Chapter 37 took us back to Africa, troubled Africa, with two stories: “The Zulu Kingdom” and “The Boers and the British.” The kids colored the page with Shaka, the Zulu king. We also did the map.
For our craft, we worked on the small spear. We found it very difficult to staple the tip to the paper towel roll, but we made it work. Since I did not want to rush to the store to get silver spray paint, or make a mess painting the tips silver and waiting for them to dry, I decided to use sparkly, silver card stock I happened to have.
How to transfer the provided black tips onto the silver card stock? Well, we traced the black onto butcher paper. It’s not the most transparent paper you can fine, but it works. The originals provided were black enough, you could see them through the butcher paper.
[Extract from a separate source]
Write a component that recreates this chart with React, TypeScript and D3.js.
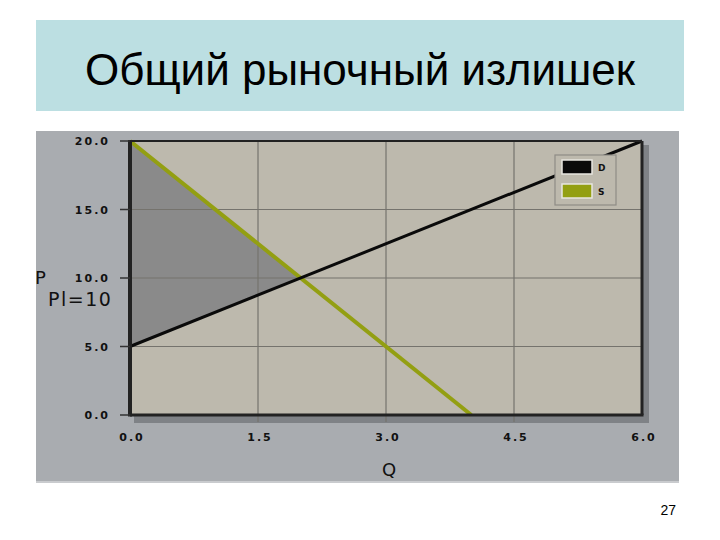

Then, we put the butcher paper over the silver card stock and traced over the pencil marks, pressing really hard. It actually left indentations into the card stock. At this point, we could trace over the indentations with a pencil, or we could just hold it to the light at a certain angle and cut it with a pair of scissors. We ended up doing the latter, to save time.
The fun part was the raffia. It took a bit to get it twined nicely around the tube. You can see in the picture. By the time we were done with three inches of wrapped raffia, we did not feel like unrolling it just to make it all pretty. As I said before, we are more about learning things than about perfecting crafts to put on Pinterest. Oh, and the raffia was made in Romania – as an added bonus for those who care.
It was interesting to explain about the Boers. They were from Holland, or the Netherlands, but they are called Dutch. We have been through this before, but it is finally sinking in – all the names we have in English for Holland.